By 1887, Doc Holliday was in Glenwood Springs, Colorado, taking in the healing waters, trying to nurse his lungs that had been ravaged by tuberculosis.
But the sulfur from those waters might have done him in. Bedridden by the fall of that year, Doc died in the Glenwood Springs Hotel on November 8 at the age of 36, by some accounts, prematurely gray and rail-thin.
Enter one William Forsyth McIlwraith. Born in Ontario, Canada, in 1867, he moved to the U.S. in 1887. On his way to Oregon, he went through Colorado, and it’s just possible that he ran into a dying Doc Holliday.

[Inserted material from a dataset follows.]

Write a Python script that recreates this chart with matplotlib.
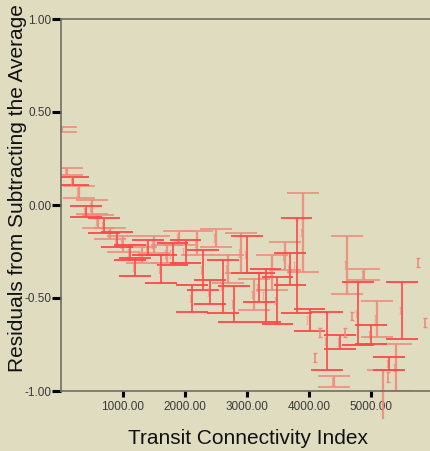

These etchings—which are probably in print for the first time—were found by Mark Dworkin of Toronto, Ontario, Canada, in Yale University’s Stenzel Collection of Western Art at the Beinecke Rare Book and Manuscript Library. Even though he wasn’t known to create portraits from life, the etchings are definitely McIlwraith’s work. They depict a handsome, stylish, thin man with an aquiline nose—a description that certainly fits Holliday. One etching shows cabins at the man’s feet; the other uses a mountain mining town as a backdrop (maybe Glenwood Springs?). Someone mislabeled this last etching as depicting Wild Bill Hickok. In both portraits, the character wears a diamond stickpin and double-breasted jacket—the same items worn by Holliday in a photo taken in Prescott, Arizona, in 1879.
Gary Roberts, the author of Doc Holliday: The Life and Legend, thinks these etchings could definitely be of a dying Doc. No, there’s no definite proof. But if they are of the legendary gunfighter, the works may capture a melancholy late-period Holliday not seen in known pictures of him. At the very least, a case may be made that the etchings hold the key to understanding how Doc Holliday looked, dressed and perhaps felt in his final year—at least, in the eyes of one artist. He is a tall, slender, tired old man, slightly mismatched in attire, posing for a snapshot. His seasoned face sags like a worn tapestry. This can’t be the countenance of the dashing lawman who chased men across the West, or the Don Juan who wooed women in saloons from Peoria, Illinois, to San Diego, California. Yet this photograph may depict Wyatt Earp at 78 years old, in Los Angeles, two years before his death in 1929.
At the time, the old man was being deposed in a case involving the estate of legendary mining camp actress Lotta Crabtree. She’d been dead for three years, and she’d never had children. But a woman claiming to be the illegitimate daughter of Lotta’s brother Jack demanded her share of the Crabtree inheritance. The estate included millions of dollars—most of it left to charity. Earp had known all the principals, so he was asked to give testimony. Pamela J. Potter of Mountain Center, California, found a photo (shown at far left) and his deposition in the case files at the Harvard Law School Library.
The shot is labeled “Wyatt Earp,” but it does not note the date, time, place or name of the photographer. Maybe someone working on the case took the picture, or maybe Wyatt gave it to someone involved in the suit. In any case, it could well be one of the last photos taken of a Western legend.
First published last year in the Quarterly of the National Association for Outlaw & Lawman History, the photo has been relatively unknown for nearly 80 years. That’s not been the fate of the man in the picture—“long may his story be told,” indeed.